>> start DATA TO PROCESS
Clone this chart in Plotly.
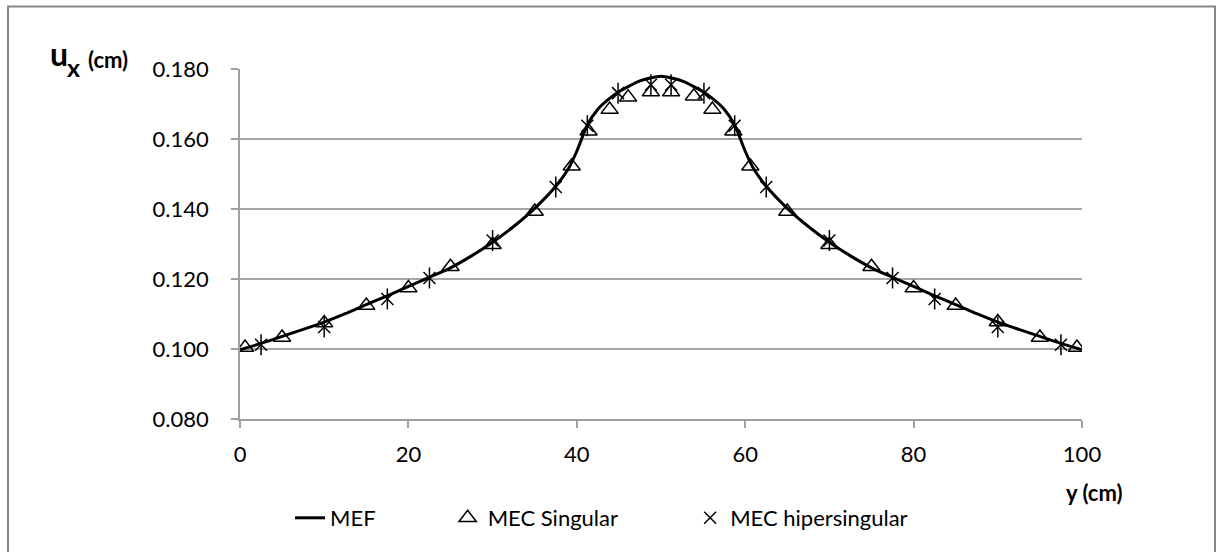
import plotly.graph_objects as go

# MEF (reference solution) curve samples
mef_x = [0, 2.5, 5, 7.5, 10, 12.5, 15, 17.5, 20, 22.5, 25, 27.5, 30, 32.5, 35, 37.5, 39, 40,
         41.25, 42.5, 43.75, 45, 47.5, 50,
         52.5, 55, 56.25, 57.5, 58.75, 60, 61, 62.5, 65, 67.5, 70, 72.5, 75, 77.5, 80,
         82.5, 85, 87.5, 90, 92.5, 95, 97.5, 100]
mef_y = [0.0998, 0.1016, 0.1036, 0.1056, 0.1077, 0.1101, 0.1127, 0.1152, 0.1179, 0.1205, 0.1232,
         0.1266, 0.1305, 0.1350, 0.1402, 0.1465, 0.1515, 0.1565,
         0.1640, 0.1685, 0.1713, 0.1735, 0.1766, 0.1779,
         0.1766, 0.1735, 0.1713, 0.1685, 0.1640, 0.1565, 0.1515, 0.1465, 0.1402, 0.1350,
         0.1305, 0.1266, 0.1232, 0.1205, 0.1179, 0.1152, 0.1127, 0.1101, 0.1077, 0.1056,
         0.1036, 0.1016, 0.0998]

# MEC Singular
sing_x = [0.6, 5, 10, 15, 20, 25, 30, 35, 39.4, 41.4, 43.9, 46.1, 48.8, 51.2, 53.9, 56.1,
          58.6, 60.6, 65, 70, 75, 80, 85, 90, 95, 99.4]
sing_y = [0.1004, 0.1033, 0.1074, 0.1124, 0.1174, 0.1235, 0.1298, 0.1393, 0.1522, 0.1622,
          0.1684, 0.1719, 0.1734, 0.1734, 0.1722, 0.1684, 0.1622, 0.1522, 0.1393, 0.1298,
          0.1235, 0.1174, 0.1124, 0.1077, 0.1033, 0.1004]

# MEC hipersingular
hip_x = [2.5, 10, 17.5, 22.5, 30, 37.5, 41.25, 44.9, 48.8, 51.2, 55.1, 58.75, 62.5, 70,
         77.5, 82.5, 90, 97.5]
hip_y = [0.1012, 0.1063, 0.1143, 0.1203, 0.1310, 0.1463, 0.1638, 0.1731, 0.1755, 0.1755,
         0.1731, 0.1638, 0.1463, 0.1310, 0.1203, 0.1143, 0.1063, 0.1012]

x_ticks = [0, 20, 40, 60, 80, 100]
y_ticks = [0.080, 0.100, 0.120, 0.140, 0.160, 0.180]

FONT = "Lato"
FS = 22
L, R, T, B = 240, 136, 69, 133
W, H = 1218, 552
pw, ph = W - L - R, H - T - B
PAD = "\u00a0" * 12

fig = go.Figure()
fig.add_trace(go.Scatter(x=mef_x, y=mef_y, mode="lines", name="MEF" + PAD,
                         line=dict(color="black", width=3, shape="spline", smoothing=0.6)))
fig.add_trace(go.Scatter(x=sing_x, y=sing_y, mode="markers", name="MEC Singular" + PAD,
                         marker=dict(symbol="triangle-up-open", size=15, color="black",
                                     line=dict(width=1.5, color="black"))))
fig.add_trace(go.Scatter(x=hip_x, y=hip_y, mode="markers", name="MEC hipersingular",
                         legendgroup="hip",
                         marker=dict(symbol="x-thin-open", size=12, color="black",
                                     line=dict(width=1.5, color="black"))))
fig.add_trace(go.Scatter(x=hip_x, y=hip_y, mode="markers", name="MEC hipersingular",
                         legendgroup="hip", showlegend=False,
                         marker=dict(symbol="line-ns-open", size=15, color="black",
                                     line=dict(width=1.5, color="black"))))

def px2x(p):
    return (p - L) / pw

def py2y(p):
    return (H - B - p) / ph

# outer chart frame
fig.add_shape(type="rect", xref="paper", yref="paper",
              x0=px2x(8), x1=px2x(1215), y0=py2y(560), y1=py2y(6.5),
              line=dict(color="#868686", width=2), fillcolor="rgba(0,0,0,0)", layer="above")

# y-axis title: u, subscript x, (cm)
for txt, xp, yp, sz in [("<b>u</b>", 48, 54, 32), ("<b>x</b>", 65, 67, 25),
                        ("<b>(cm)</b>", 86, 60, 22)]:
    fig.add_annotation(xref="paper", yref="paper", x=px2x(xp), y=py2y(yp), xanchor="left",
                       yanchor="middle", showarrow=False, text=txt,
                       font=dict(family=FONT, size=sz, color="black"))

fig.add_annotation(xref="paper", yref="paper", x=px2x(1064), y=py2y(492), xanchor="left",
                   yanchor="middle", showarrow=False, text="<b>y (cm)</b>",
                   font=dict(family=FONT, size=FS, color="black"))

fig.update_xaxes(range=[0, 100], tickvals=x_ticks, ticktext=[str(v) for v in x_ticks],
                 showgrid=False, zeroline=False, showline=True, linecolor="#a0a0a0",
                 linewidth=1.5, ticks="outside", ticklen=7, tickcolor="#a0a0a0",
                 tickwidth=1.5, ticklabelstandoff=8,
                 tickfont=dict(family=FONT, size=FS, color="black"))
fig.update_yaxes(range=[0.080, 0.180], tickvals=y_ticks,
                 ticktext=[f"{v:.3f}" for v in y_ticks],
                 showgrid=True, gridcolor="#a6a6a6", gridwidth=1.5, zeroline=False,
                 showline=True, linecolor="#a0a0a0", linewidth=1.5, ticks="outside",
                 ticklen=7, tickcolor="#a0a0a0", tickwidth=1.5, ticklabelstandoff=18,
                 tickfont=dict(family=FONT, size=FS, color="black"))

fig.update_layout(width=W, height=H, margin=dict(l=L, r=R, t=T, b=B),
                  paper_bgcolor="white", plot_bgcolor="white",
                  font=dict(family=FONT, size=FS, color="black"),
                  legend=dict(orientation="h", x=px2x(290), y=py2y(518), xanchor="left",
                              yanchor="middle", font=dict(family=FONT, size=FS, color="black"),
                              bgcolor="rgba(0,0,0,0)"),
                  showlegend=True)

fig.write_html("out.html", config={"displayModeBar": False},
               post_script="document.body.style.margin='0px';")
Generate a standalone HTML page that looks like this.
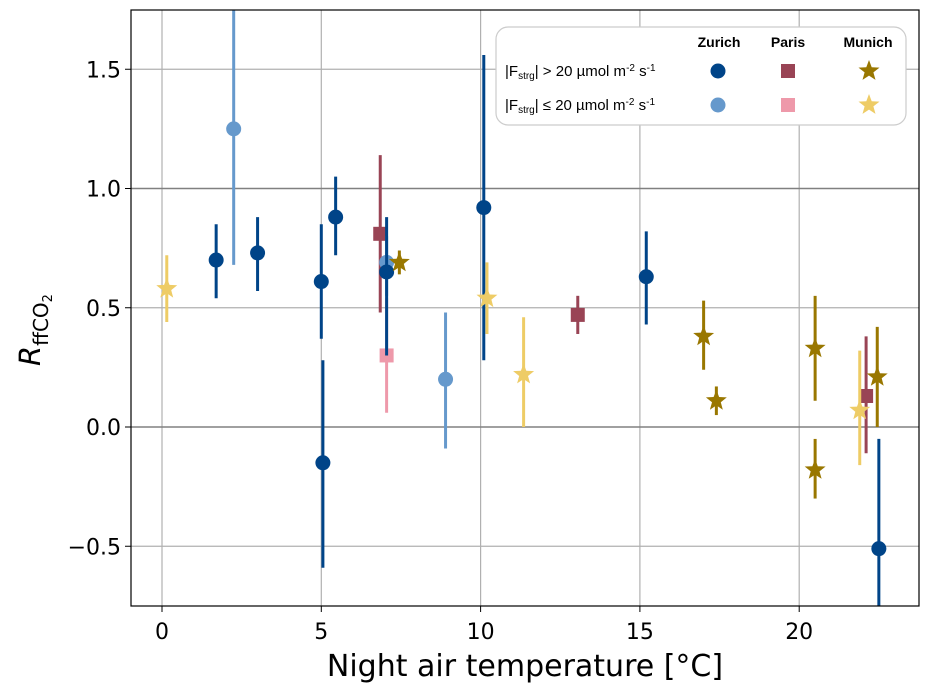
>> end DATA TO PROCESS
**EXERCISE PROMPT:** Write out, word for word, the lines from the start of the data through the one holding "import plotly.graph_objects as go". Omit pictures.

**WRITTEN SOLUTION:**
Clone this chart in Plotly.
import plotly.graph_objects as go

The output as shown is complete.